>> Start

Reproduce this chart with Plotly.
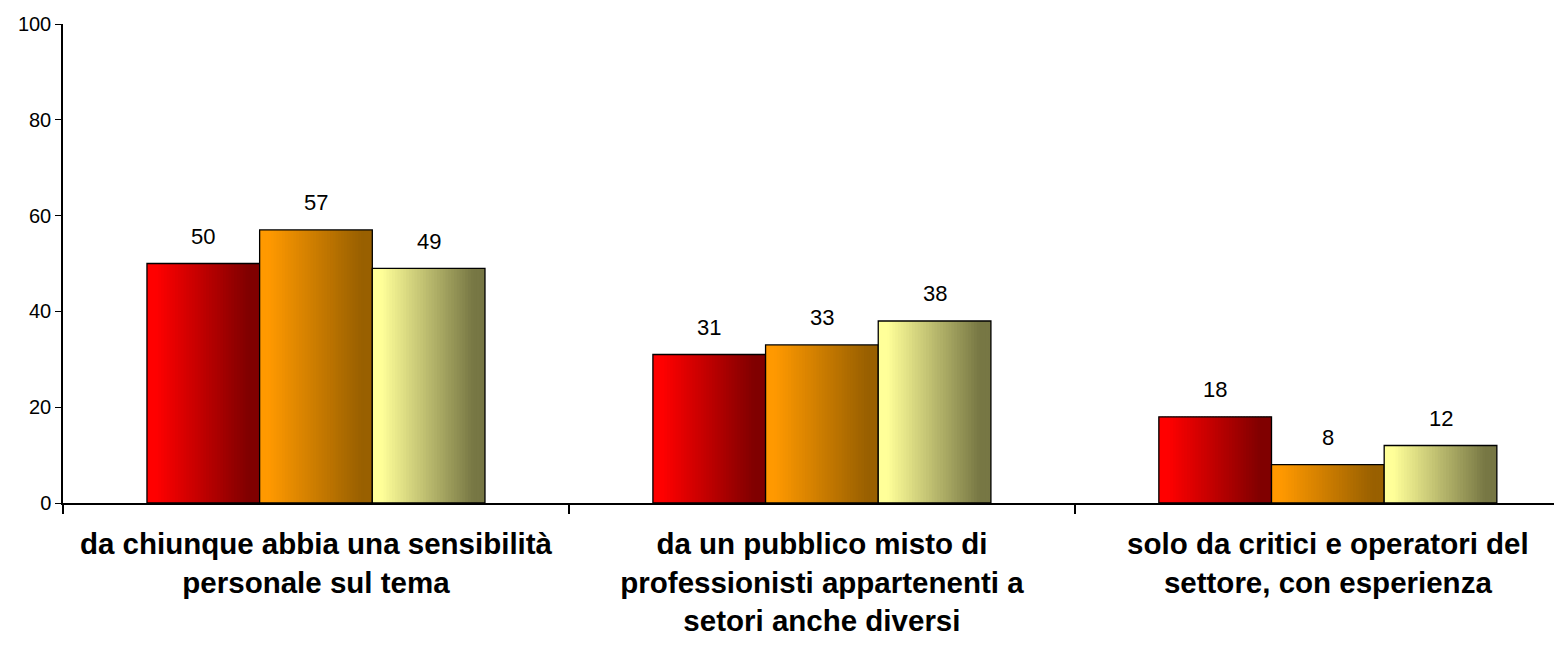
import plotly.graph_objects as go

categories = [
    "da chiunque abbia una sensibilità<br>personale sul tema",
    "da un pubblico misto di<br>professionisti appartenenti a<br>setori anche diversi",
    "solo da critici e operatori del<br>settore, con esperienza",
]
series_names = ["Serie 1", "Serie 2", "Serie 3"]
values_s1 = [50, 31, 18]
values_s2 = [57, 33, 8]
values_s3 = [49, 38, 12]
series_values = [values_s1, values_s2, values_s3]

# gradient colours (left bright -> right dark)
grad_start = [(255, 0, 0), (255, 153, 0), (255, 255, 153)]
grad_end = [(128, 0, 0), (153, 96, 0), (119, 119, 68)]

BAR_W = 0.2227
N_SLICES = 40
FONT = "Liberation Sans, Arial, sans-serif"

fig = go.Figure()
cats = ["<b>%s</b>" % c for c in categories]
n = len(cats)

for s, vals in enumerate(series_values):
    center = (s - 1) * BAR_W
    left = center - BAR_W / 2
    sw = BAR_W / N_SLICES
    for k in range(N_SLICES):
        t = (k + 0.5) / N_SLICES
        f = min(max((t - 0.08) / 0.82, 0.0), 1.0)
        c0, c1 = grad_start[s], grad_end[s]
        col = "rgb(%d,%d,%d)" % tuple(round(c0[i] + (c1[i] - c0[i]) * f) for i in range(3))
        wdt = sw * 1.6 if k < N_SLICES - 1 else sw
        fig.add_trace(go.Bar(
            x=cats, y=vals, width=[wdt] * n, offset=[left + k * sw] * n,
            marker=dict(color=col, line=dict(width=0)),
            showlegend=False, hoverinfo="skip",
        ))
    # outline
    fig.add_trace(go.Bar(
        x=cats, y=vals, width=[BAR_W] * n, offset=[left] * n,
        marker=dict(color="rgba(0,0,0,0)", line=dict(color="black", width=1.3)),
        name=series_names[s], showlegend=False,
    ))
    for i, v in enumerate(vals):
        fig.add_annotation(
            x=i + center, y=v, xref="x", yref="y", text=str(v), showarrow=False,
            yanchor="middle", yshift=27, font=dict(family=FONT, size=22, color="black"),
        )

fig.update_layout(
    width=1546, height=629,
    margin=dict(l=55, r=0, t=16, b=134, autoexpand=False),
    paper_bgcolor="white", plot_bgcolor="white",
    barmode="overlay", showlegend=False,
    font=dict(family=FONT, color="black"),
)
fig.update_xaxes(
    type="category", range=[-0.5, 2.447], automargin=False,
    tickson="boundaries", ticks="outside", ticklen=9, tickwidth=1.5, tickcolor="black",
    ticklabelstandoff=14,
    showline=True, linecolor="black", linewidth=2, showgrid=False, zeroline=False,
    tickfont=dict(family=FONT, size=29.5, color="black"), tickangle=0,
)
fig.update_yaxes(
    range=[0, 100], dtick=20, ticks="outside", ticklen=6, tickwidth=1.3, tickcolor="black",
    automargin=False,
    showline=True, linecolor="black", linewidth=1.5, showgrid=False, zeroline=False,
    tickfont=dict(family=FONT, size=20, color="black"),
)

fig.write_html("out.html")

>> End

Repeat the listing above from its first line through the line that contains "import plotly.graph_objects as go", both included, and nothing more. Drop the pictures.

Reproduce this chart with Plotly.
import plotly.graph_objects as go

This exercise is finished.